Information supplied:
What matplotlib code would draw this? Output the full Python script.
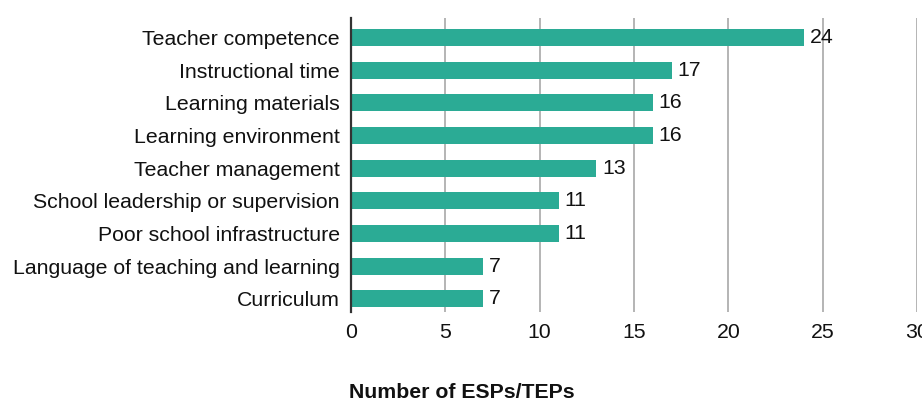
import matplotlib
matplotlib.use("Agg")
import matplotlib.pyplot as plt

categories = ["Teacher competence", "Instructional time", "Learning materials",
              "Learning environment", "Teacher management",
              "School leadership or supervision", "Poor school infrastructure",
              "Language of teaching and learning", "Curriculum"]
values = [24, 17, 16, 16, 13, 11, 11, 7, 7]
xticks = [0, 5, 10, 15, 20, 25, 30]

plt.rcParams['font.family'] = ['Liberation Sans', 'DejaVu Sans']
FS = 15.3

fig = plt.figure(figsize=(9.22, 4.01), dpi=100)
ax = fig.add_axes([351/922, 1-312/401, (917-351)/922, (312-18)/401])

y = list(range(len(categories)))
ax.barh(y, values, height=0.52, color='#2bab95', zorder=3)
for yi, v in zip(y, values):
    ax.text(v + 0.3, yi, str(v), va='center', ha='left', fontsize=FS, color='#111111', zorder=4)

ax.set_yticks(y)
ax.set_yticklabels(categories, fontsize=FS, color='#111111')
ax.set_ylim(len(categories) - 0.6, -0.6)
ax.set_xlim(0, 30)
ax.set_xticks(xticks)
ax.set_xticklabels([str(t) for t in xticks], fontsize=FS, color='#111111')
ax.tick_params(length=0, pad=8)
ax.tick_params(axis='y', pad=8)
ax.grid(axis='x', color='#a8a8a8', linewidth=1.2, zorder=0)
for s in ['top', 'right', 'bottom']:
    ax.spines[s].set_visible(False)
ax.spines['left'].set_color('#333333')
ax.spines['left'].set_linewidth(1.6)
ax.spines['left'].set_zorder(5)

fig.text(462/922, 1-393/401, "Number of ESPs/TEPs", ha='center', va='center',
         fontsize=FS, fontweight='bold', color='#111111')

fig.savefig("out.png", dpi=100)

Job: Reproduce the listing above exactly, excluding all pictures.

Exercise answer:
What matplotlib code would draw this? Output the full Python script.
import matplotlib
matplotlib.use("Agg")
import matplotlib.pyplot as plt

categories = ["Teacher competence", "Instructional time", "Learning materials",
              "Learning environment", "Teacher management",
              "School leadership or supervision", "Poor school infrastructure",
              "Language of teaching and learning", "Curriculum"]
values = [24, 17, 16, 16, 13, 11, 11, 7, 7]
xticks = [0, 5, 10, 15, 20, 25, 30]

plt.rcParams['font.family'] = ['Liberation Sans', 'DejaVu Sans']
FS = 15.3

fig = plt.figure(figsize=(9.22, 4.01), dpi=100)
ax = fig.add_axes([351/922, 1-312/401, (917-351)/922, (312-18)/401])

y = list(range(len(categories)))
ax.barh(y, values, height=0.52, color='#2bab95', zorder=3)
for yi, v in zip(y, values):
    ax.text(v + 0.3, yi, str(v), va='center', ha='left', fontsize=FS, color='#111111', zorder=4)

ax.set_yticks(y)
ax.set_yticklabels(categories, fontsize=FS, color='#111111')
ax.set_ylim(len(categories) - 0.6, -0.6)
ax.set_xlim(0, 30)
ax.set_xticks(xticks)
ax.set_xticklabels([str(t) for t in xticks], fontsize=FS, color='#111111')
ax.tick_params(length=0, pad=8)
ax.tick_params(axis='y', pad=8)
ax.grid(axis='x', color='#a8a8a8', linewidth=1.2, zorder=0)
for s in ['top', 'right', 'bottom']:
    ax.spines[s].set_visible(False)
ax.spines['left'].set_color('#333333')
ax.spines['left'].set_linewidth(1.6)
ax.spines['left'].set_zorder(5)

fig.text(462/922, 1-393/401, "Number of ESPs/TEPs", ha='center', va='center',
         fontsize=FS, fontweight='bold', color='#111111')

fig.savefig("out.png", dpi=100)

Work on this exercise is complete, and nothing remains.